Thanks for posting an edit with the complete code. Here is a potential solution:

from gekko import GEKKO
import numpy as np
import pandas as pd

loss = np.linspace(-555.795 , 477.841 , 500)
def obj_function(x):
    k,b = x
    target = []

    for iloss in loss:
        if iloss>160:
            t = qw.log((1/b)*(1+(k*(iloss-160)/b)**((-1/k)-1)))
            target.append(t)
    return target
qw = GEKKO(remote=False)
nd = 2
x = qw.Array(qw.Var,nd)
# initial values --> Kasi = 0.7 and Betaa = 20.0
for i,xi in enumerate([0.7, 20]):
   x[i].value = xi
# bounds
k,b = x
k.lower=0.6; k.upper=0.8
b.lower=10;  b.upper=30
qw.Maximize(qw.sum(obj_function(x)))
qw.options.SOLVER = 1
qw.solve()
print('k = ',k.value[0])
print('b = ',b.value[0])

The solver reaches bounds at the solution.

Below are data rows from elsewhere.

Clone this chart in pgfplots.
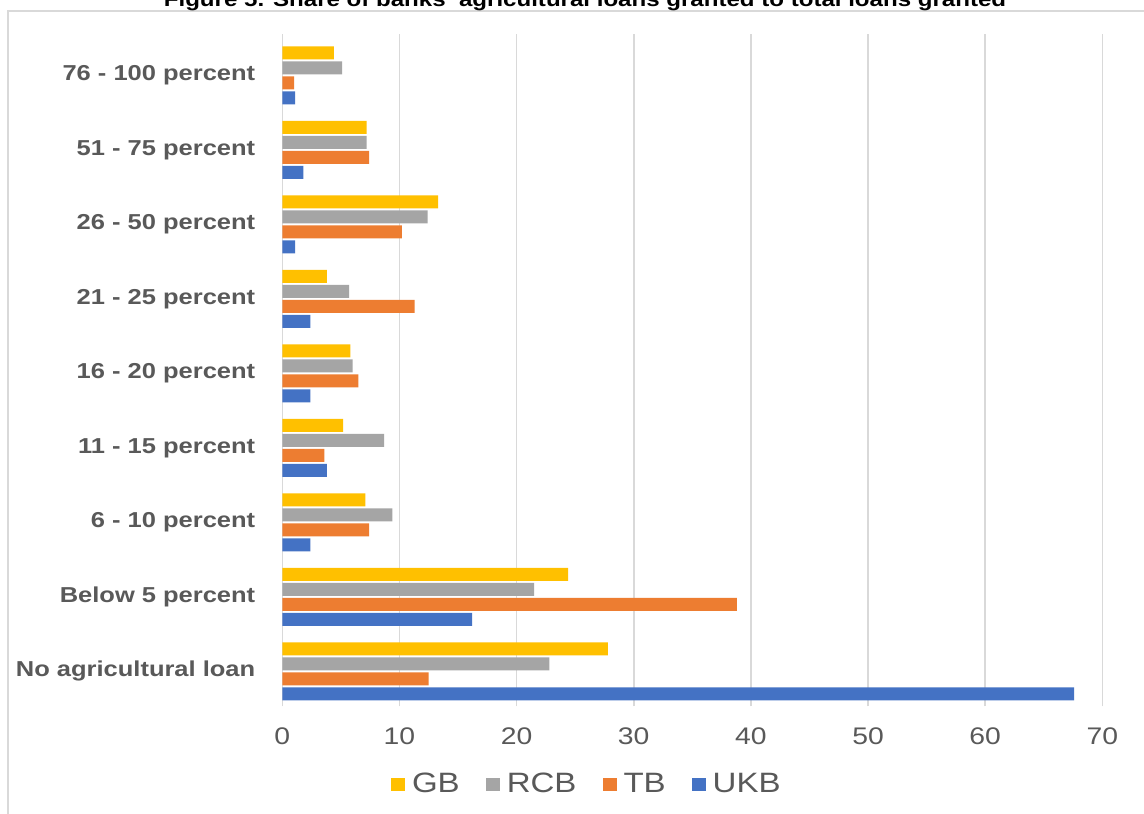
\documentclass[border=0pt]{standalone}
\usepackage{fontspec}
\setmainfont{Liberation Sans}[FakeStretch=1.18]
\usepackage{pgfplots}
\pgfplotsset{compat=1.18}
\definecolor{cGB}{HTML}{FFC000}
\definecolor{cRCB}{HTML}{A5A5A5}
\definecolor{cTB}{HTML}{ED7D31}
\definecolor{cUKB}{HTML}{4472C4}
\definecolor{txt}{HTML}{595959}
\definecolor{gridc}{HTML}{D9D9D9}
\begin{document}
\begin{tikzpicture}[x=0.5pt,y=0.5pt]
\useasboundingbox (0,0) rectangle (1144,813);
\clip (0,0) rectangle (1144,813);
\fill[white] (0,0) rectangle (1144,813);
\draw[color=gridc, line width=0.8pt] (8,-5) -- (8,802) -- (1150,802);
\node[anchor=base, inner sep=0pt, font=\bfseries\fontsize{10.2}{11}\selectfont] at (585,806) {Figure 5. Share of banks' agricultural loans granted to total loans granted};
\begin{axis}[
  at={(241,143)}, anchor=south west,
  width=410pt, height=336pt, scale only axis,
  xbar, bar width=6.5pt,
  xmin=0, xmax=70, ymin=-0.47, ymax=8.55,
  xtick={0,10,...,70},
  ytick={0,...,8},
  yticklabels={No agricultural loan, Below 5 percent, 6 - 10 percent, 11 - 15 percent, 16 - 20 percent, 21 - 25 percent, 26 - 50 percent, 51 - 75 percent, 76 - 100 percent},
  axis line style={draw=none},
  major tick length=0pt,
  xmajorgrids, grid style={color=gridc, line width=0.8pt},
  /pgf/number format/assume math mode=true,
  xticklabel style={font=\fontsize{12}{14}\selectfont, text=txt, yshift=-7pt},
  yticklabel style={font=\bfseries\fontsize{10.8}{12}\selectfont, text=txt, xshift=-10pt},
  legend columns=-1,
  legend image code/.code={\fill[#1,draw=none] (0pt,-3.3pt) rectangle (7pt,3.3pt);},
  legend style={draw=none, fill=none, at={(0.3726,-0.116)}, anchor=center,
    font=\fontsize{14}{16}\selectfont, text=txt,
    /tikz/every even column/.append style={column sep=11pt},
    /tikz/every odd column/.append style={column sep=1.5pt}},
]
\addplot[fill=cGB, draw=none, bar shift=11.25pt] coordinates {
(27.8,0) (24.4,1) (7.1,2) (5.2,3) (5.8,4) (3.8,5) (13.3,6) (7.2,7) (4.4,8)};
\addlegendentry{GB}
\addplot[fill=cRCB, draw=none, bar shift=3.75pt] coordinates {
(22.8,0) (21.5,1) (9.4,2) (8.7,3) (6.0,4) (5.7,5) (12.4,6) (7.2,7) (5.1,8)};
\addlegendentry{RCB}
\addplot[fill=cTB, draw=none, bar shift=-3.75pt] coordinates {
(12.5,0) (38.8,1) (7.4,2) (3.6,3) (6.5,4) (11.3,5) (10.2,6) (7.4,7) (1.0,8)};
\addlegendentry{TB}
\addplot[fill=cUKB, draw=none, bar shift=-11.25pt] coordinates {
(67.6,0) (16.2,1) (2.4,2) (3.8,3) (2.4,4) (2.4,5) (1.1,6) (1.8,7) (1.1,8)};
\addlegendentry{UKB}
\end{axis}
\end{tikzpicture}
\end{document}
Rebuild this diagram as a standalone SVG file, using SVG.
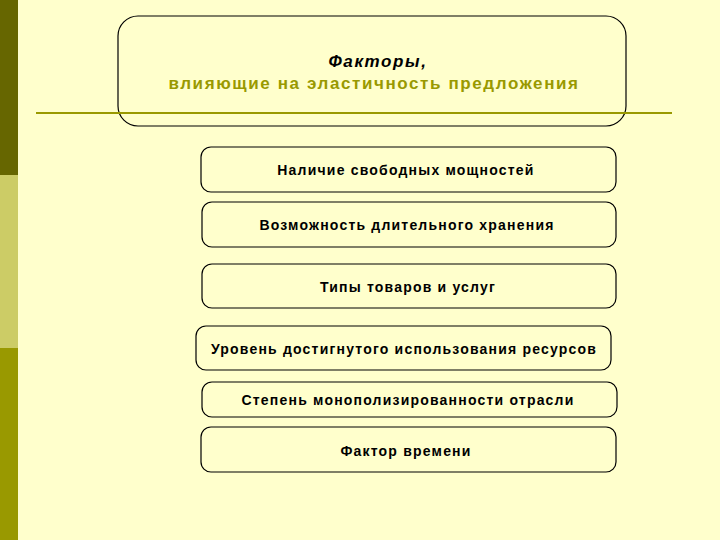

The bounds may need to be widened so that arbitrary limits are not the solution.

Update

Here is a final solution. That objective function in code had a problem so it should be fixed Here is the correct script:

from gekko import GEKKO
import numpy as np
import pandas as pd

My_DataFrame = pd.read_excel("<FILE_PATH_IN_YOUR_MACHINE>\\Losses.xlsx")
loss = My_DataFrame["Loss"]

def obj_function(x):
    k,b = x
    q = ((-1/k)-1)
    target = []

    for iloss in loss:
        if iloss>160:
            t = qw.log(1/b) + q* ( qw.log(b+k*(iloss-160)) - qw.log(b))
            target.append(t)
    return target

qw = GEKKO(remote=False)
nd = 2
x = qw.Array(qw.Var,nd)

# initial values --> Kasi = 0.7 and Betaa = 20.0
for i,xi in enumerate([0.7, 20]):
   x[i].value = xi

qw.Maximize(qw.sum(obj_function(x)))
qw.solve()
print('Kasi = ',x[0].value)
print('Betaa = ',x[1].value)

Output:

 The final value of the objective function is  108.20609317143486
 
 ---------------------------------------------------
 Solver         :  IPOPT (v3.12)
 Solution time  :  0.031200000000000006 sec
 Objective      :  108.20609317143486
 Successful solution
 ---------------------------------------------------
 

Kasi =  [0.436245842]
Betaa =  [32.531632983]

Results are close to the optimization result from Microsoft Excel.